**To be done:**
Exclude the pictures and return every line exactly as written.

# Start of Data

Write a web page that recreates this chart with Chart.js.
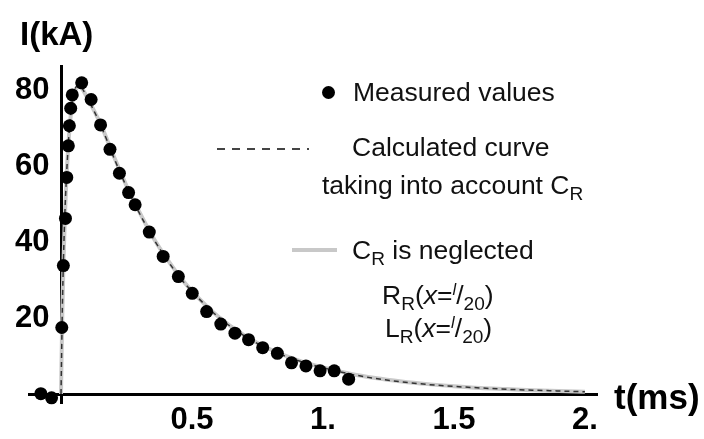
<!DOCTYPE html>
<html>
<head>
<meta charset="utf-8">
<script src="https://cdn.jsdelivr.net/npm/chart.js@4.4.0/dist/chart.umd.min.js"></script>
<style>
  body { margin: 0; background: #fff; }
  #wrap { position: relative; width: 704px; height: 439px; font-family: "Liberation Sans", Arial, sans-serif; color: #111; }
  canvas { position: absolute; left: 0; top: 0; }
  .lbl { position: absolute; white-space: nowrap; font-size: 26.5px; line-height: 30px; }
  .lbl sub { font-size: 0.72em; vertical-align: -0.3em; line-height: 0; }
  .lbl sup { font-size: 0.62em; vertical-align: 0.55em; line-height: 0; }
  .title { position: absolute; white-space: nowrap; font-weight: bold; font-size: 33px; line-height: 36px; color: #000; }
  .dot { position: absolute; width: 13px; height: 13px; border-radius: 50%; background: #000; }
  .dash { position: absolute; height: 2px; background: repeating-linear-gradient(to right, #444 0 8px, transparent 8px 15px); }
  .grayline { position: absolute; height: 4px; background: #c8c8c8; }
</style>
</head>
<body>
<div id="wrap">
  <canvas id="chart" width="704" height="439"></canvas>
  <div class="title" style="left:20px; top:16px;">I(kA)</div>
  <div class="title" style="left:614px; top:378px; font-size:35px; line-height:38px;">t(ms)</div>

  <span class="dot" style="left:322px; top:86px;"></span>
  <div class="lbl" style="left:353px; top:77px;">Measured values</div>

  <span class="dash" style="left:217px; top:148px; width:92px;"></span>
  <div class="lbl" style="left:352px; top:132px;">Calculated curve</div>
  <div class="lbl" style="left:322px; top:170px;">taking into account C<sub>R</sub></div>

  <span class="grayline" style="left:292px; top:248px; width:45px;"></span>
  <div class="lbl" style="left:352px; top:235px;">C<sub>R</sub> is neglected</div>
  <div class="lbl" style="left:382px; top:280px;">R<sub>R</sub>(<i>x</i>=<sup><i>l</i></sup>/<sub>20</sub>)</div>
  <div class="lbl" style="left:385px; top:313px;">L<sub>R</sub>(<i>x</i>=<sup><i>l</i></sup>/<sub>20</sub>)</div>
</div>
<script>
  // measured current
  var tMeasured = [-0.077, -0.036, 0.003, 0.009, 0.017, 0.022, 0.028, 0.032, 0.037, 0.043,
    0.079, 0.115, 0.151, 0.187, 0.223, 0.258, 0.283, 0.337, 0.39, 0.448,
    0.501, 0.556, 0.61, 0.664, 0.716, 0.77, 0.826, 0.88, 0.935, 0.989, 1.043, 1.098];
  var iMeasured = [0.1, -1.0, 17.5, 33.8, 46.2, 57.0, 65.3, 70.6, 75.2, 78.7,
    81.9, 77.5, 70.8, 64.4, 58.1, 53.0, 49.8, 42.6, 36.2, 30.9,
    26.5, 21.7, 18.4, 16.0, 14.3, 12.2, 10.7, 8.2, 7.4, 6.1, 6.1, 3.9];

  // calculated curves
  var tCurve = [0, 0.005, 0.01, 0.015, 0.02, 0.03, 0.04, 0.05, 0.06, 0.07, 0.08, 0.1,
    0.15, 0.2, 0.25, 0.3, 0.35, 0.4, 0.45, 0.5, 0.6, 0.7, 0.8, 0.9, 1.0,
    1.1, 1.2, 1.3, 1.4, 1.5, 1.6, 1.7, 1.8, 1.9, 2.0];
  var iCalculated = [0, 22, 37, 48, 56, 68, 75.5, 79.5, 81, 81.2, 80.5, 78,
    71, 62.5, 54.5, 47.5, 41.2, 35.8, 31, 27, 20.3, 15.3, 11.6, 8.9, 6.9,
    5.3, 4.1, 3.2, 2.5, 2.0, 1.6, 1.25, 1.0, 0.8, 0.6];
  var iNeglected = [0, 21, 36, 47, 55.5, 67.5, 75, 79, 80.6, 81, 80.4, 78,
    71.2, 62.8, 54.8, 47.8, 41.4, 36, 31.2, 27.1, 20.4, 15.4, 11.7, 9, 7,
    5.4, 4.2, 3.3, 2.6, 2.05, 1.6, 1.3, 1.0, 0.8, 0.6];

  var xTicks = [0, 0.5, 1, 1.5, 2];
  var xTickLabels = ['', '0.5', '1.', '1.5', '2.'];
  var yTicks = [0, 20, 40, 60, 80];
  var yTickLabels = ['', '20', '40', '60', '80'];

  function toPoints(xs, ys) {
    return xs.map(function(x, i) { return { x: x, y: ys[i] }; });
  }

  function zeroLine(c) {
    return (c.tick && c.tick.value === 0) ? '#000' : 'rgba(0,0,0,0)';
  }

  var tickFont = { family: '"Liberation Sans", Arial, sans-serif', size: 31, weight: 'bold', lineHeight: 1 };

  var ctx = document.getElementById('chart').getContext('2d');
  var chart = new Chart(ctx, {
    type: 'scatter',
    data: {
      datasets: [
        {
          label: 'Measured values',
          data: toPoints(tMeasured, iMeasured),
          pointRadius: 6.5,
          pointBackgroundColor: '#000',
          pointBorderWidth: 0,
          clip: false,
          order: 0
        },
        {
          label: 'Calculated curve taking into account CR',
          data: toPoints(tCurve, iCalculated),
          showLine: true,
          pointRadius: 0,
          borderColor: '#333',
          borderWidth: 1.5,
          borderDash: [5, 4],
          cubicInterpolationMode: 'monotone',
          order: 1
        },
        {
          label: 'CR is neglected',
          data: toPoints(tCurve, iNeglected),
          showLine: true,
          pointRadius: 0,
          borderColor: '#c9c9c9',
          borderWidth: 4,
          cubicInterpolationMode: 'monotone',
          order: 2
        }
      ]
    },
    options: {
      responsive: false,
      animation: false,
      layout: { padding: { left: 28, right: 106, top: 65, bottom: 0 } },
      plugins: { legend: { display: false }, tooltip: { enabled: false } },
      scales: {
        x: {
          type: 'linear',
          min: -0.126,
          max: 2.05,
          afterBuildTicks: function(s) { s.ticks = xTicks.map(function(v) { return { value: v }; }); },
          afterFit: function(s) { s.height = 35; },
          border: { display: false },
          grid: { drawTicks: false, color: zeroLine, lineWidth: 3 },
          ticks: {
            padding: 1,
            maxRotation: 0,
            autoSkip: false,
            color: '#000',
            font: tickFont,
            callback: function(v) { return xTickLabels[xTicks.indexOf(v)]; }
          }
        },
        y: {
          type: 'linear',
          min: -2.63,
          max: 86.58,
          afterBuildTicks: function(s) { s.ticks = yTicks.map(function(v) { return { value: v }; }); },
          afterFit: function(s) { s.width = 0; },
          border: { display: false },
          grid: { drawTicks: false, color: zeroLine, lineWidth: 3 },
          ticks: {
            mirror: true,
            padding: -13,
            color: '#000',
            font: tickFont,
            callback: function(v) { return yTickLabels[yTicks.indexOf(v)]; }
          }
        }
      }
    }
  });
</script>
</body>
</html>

# End of Data

**Task output:**
Write a web page that recreates this chart with Chart.js.
<!DOCTYPE html>
<html>
<head>
<meta charset="utf-8">
<script src="https://cdn.jsdelivr.net/npm/chart.js@4.4.0/dist/chart.umd.min.js"></script>
<style>
  body { margin: 0; background: #fff; }
  #wrap { position: relative; width: 704px; height: 439px; font-family: "Liberation Sans", Arial, sans-serif; color: #111; }
  canvas { position: absolute; left: 0; top: 0; }
  .lbl { position: absolute; white-space: nowrap; font-size: 26.5px; line-height: 30px; }
  .lbl sub { font-size: 0.72em; vertical-align: -0.3em; line-height: 0; }
  .lbl sup { font-size: 0.62em; vertical-align: 0.55em; line-height: 0; }
  .title { position: absolute; white-space: nowrap; font-weight: bold; font-size: 33px; line-height: 36px; color: #000; }
  .dot { position: absolute; width: 13px; height: 13px; border-radius: 50%; background: #000; }
  .dash { position: absolute; height: 2px; background: repeating-linear-gradient(to right, #444 0 8px, transparent 8px 15px); }
  .grayline { position: absolute; height: 4px; background: #c8c8c8; }
</style>
</head>
<body>
<div id="wrap">
  <canvas id="chart" width="704" height="439"></canvas>
  <div class="title" style="left:20px; top:16px;">I(kA)</div>
  <div class="title" style="left:614px; top:378px; font-size:35px; line-height:38px;">t(ms)</div>

  <span class="dot" style="left:322px; top:86px;"></span>
  <div class="lbl" style="left:353px; top:77px;">Measured values</div>

  <span class="dash" style="left:217px; top:148px; width:92px;"></span>
  <div class="lbl" style="left:352px; top:132px;">Calculated curve</div>
  <div class="lbl" style="left:322px; top:170px;">taking into account C<sub>R</sub></div>

  <span class="grayline" style="left:292px; top:248px; width:45px;"></span>
  <div class="lbl" style="left:352px; top:235px;">C<sub>R</sub> is neglected</div>
  <div class="lbl" style="left:382px; top:280px;">R<sub>R</sub>(<i>x</i>=<sup><i>l</i></sup>/<sub>20</sub>)</div>
  <div class="lbl" style="left:385px; top:313px;">L<sub>R</sub>(<i>x</i>=<sup><i>l</i></sup>/<sub>20</sub>)</div>
</div>
<script>
  // measured current
  var tMeasured = [-0.077, -0.036, 0.003, 0.009, 0.017, 0.022, 0.028, 0.032, 0.037, 0.043,
    0.079, 0.115, 0.151, 0.187, 0.223, 0.258, 0.283, 0.337, 0.39, 0.448,
    0.501, 0.556, 0.61, 0.664, 0.716, 0.77, 0.826, 0.88, 0.935, 0.989, 1.043, 1.098];
  var iMeasured = [0.1, -1.0, 17.5, 33.8, 46.2, 57.0, 65.3, 70.6, 75.2, 78.7,
    81.9, 77.5, 70.8, 64.4, 58.1, 53.0, 49.8, 42.6, 36.2, 30.9,
    26.5, 21.7, 18.4, 16.0, 14.3, 12.2, 10.7, 8.2, 7.4, 6.1, 6.1, 3.9];

  // calculated curves
  var tCurve = [0, 0.005, 0.01, 0.015, 0.02, 0.03, 0.04, 0.05, 0.06, 0.07, 0.08, 0.1,
    0.15, 0.2, 0.25, 0.3, 0.35, 0.4, 0.45, 0.5, 0.6, 0.7, 0.8, 0.9, 1.0,
    1.1, 1.2, 1.3, 1.4, 1.5, 1.6, 1.7, 1.8, 1.9, 2.0];
  var iCalculated = [0, 22, 37, 48, 56, 68, 75.5, 79.5, 81, 81.2, 80.5, 78,
    71, 62.5, 54.5, 47.5, 41.2, 35.8, 31, 27, 20.3, 15.3, 11.6, 8.9, 6.9,
    5.3, 4.1, 3.2, 2.5, 2.0, 1.6, 1.25, 1.0, 0.8, 0.6];
  var iNeglected = [0, 21, 36, 47, 55.5, 67.5, 75, 79, 80.6, 81, 80.4, 78,
    71.2, 62.8, 54.8, 47.8, 41.4, 36, 31.2, 27.1, 20.4, 15.4, 11.7, 9, 7,
    5.4, 4.2, 3.3, 2.6, 2.05, 1.6, 1.3, 1.0, 0.8, 0.6];

  var xTicks = [0, 0.5, 1, 1.5, 2];
  var xTickLabels = ['', '0.5', '1.', '1.5', '2.'];
  var yTicks = [0, 20, 40, 60, 80];
  var yTickLabels = ['', '20', '40', '60', '80'];

  function toPoints(xs, ys) {
    return xs.map(function(x, i) { return { x: x, y: ys[i] }; });
  }

  function zeroLine(c) {
    return (c.tick && c.tick.value === 0) ? '#000' : 'rgba(0,0,0,0)';
  }

  var tickFont = { family: '"Liberation Sans", Arial, sans-serif', size: 31, weight: 'bold', lineHeight: 1 };

  var ctx = document.getElementById('chart').getContext('2d');
  var chart = new Chart(ctx, {
    type: 'scatter',
    data: {
      datasets: [
        {
          label: 'Measured values',
          data: toPoints(tMeasured, iMeasured),
          pointRadius: 6.5,
          pointBackgroundColor: '#000',
          pointBorderWidth: 0,
          clip: false,
          order: 0
        },
        {
          label: 'Calculated curve taking into account CR',
          data: toPoints(tCurve, iCalculated),
          showLine: true,
          pointRadius: 0,
          borderColor: '#333',
          borderWidth: 1.5,
          borderDash: [5, 4],
          cubicInterpolationMode: 'monotone',
          order: 1
        },
        {
          label: 'CR is neglected',
          data: toPoints(tCurve, iNeglected),
          showLine: true,
          pointRadius: 0,
          borderColor: '#c9c9c9',
          borderWidth: 4,
          cubicInterpolationMode: 'monotone',
          order: 2
        }
      ]
    },
    options: {
      responsive: false,
      animation: false,
      layout: { padding: { left: 28, right: 106, top: 65, bottom: 0 } },
      plugins: { legend: { display: false }, tooltip: { enabled: false } },
      scales: {
        x: {
          type: 'linear',
          min: -0.126,
          max: 2.05,
          afterBuildTicks: function(s) { s.ticks = xTicks.map(function(v) { return { value: v }; }); },
          afterFit: function(s) { s.height = 35; },
          border: { display: false },
          grid: { drawTicks: false, color: zeroLine, lineWidth: 3 },
          ticks: {
            padding: 1,
            maxRotation: 0,
            autoSkip: false,
            color: '#000',
            font: tickFont,
            callback: function(v) { return xTickLabels[xTicks.indexOf(v)]; }
          }
        },
        y: {
          type: 'linear',
          min: -2.63,
          max: 86.58,
          afterBuildTicks: function(s) { s.ticks = yTicks.map(function(v) { return { value: v }; }); },
          afterFit: function(s) { s.width = 0; },
          border: { display: false },
          grid: { drawTicks: false, color: zeroLine, lineWidth: 3 },
          ticks: {
            mirror: true,
            padding: -13,
            color: '#000',
            font: tickFont,
            callback: function(v) { return yTickLabels[yTicks.indexOf(v)]; }
          }
        }
      }
    }
  });
</script>
</body>
</html>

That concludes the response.